● **What to produce**
Every line that holds "matplotlib" should be shown.
-------- Available data
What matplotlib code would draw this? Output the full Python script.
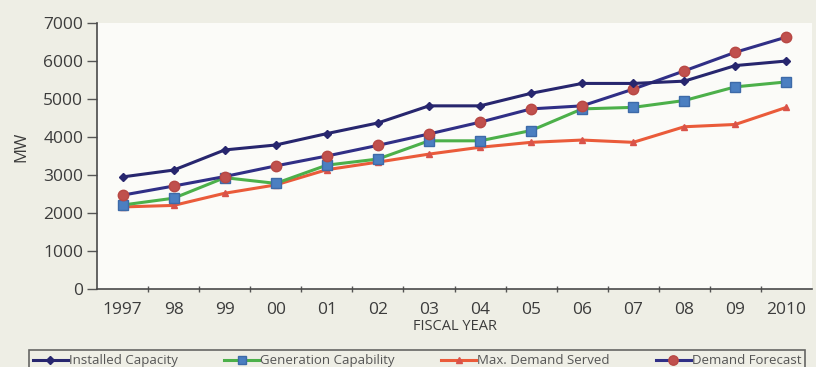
import matplotlib
matplotlib.use("Agg")
import matplotlib.pyplot as plt
from matplotlib.ticker import FixedLocator

plt.rcParams['font.family'] = ['Open Sans', 'DejaVu Sans']

years = ["1997", "98", "99", "00", "01", "02", "03", "04", "05", "06", "07", "08", "09", "2010"]
installed_capacity = [2950, 3130, 3660, 3790, 4090, 4370, 4820, 4820, 5150, 5410, 5410, 5470, 5880, 6000]
generation_capability = [2210, 2390, 2930, 2780, 3260, 3420, 3900, 3900, 4170, 4740, 4780, 4960, 5320, 5450]
max_demand_served = [2160, 2200, 2520, 2740, 3140, 3340, 3550, 3730, 3860, 3920, 3860, 4270, 4330, 4780]
demand_forecast = [2470, 2710, 2960, 3240, 3500, 3780, 4080, 4390, 4740, 4820, 5260, 5740, 6230, 6630]
y_ticks = [0, 1000, 2000, 3000, 4000, 5000, 6000, 7000]

bg = "#eeeee5"
txt = "#3c3c3c"

fig = plt.figure(figsize=(8.16, 3.67), dpi=100, facecolor=bg)
ax = fig.add_axes([0.119, 0.2125, 0.876, 0.7248])
ax.set_facecolor("#fbfbf8")

x = list(range(len(years)))

ax.plot(x, installed_capacity, color="#27266e", lw=2.2, marker="D", ms=4.5,
        mfc="#27266e", mec="#27266e", label="Installed Capacity", clip_on=False, zorder=4)
ax.plot(x, generation_capability, color="#4cb04a", lw=2.2, marker="s", ms=7,
        mfc="#4b7fc1", mec="#3d6aa8", label="Generation Capability", clip_on=False, zorder=3)
ax.plot(x, max_demand_served, color="#ea5b3a", lw=2.2, marker="^", ms=4.5,
        mfc="#d9534a", mec="#d9534a", label="Max. Demand Served", clip_on=False, zorder=2)
ax.plot(x, demand_forecast, color="#302f86", lw=2.2, marker="o", ms=7.5,
        mfc="#c0504d", mec="#b84844", label="Demand Forecast", clip_on=False, zorder=3)

ax.set_xlim(-0.5, len(years) - 0.5)
ax.set_ylim(0, 7000)
ax.set_yticks(y_ticks)
ax.set_yticklabels([str(v) for v in y_ticks])
ax.set_xticks(x)
ax.set_xticklabels(years)
ax.xaxis.set_minor_locator(FixedLocator([i + 0.5 for i in range(len(years) - 1)]))
ax.tick_params(axis="x", which="major", length=0, pad=9, labelsize=12.5, labelcolor=txt)
ax.tick_params(axis="x", which="minor", length=4, direction="inout", width=1, color="#555555")
ax.tick_params(axis="y", length=7, width=1, color="#555555", labelsize=12.5, labelcolor=txt, pad=3)

for side in ("top", "right"):
    ax.spines[side].set_visible(False)
for side in ("left", "bottom"):
    ax.spines[side].set_color("#4a4a4a")
    ax.spines[side].set_linewidth(1.2)

ax.set_xlabel("FISCAL YEAR", fontsize=10.5, color=txt, labelpad=1)
fig.text(0.026, 0.60, "MW", rotation=90, fontsize=12, color=txt, ha="center", va="center")

leg = fig.legend(loc="lower left", bbox_to_anchor=(0.027, -0.03, 0.968, 0.08), mode="expand",
                 ncol=4, fontsize=9.5, frameon=True, fancybox=False, handlelength=2.7,
                 handletextpad=0.05, borderpad=0.3, labelcolor="#555555", markerscale=0.9)
leg.get_frame().set_edgecolor("#444444")
leg.get_frame().set_linewidth(1.2)
leg.get_frame().set_facecolor(bg)

fig.savefig("out.png", dpi=100, facecolor=bg)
----------------
● **Exercise response**
What matplotlib code would draw this? Output the full Python script.
import matplotlib
matplotlib.use("Agg")
import matplotlib.pyplot as plt
from matplotlib.ticker import FixedLocator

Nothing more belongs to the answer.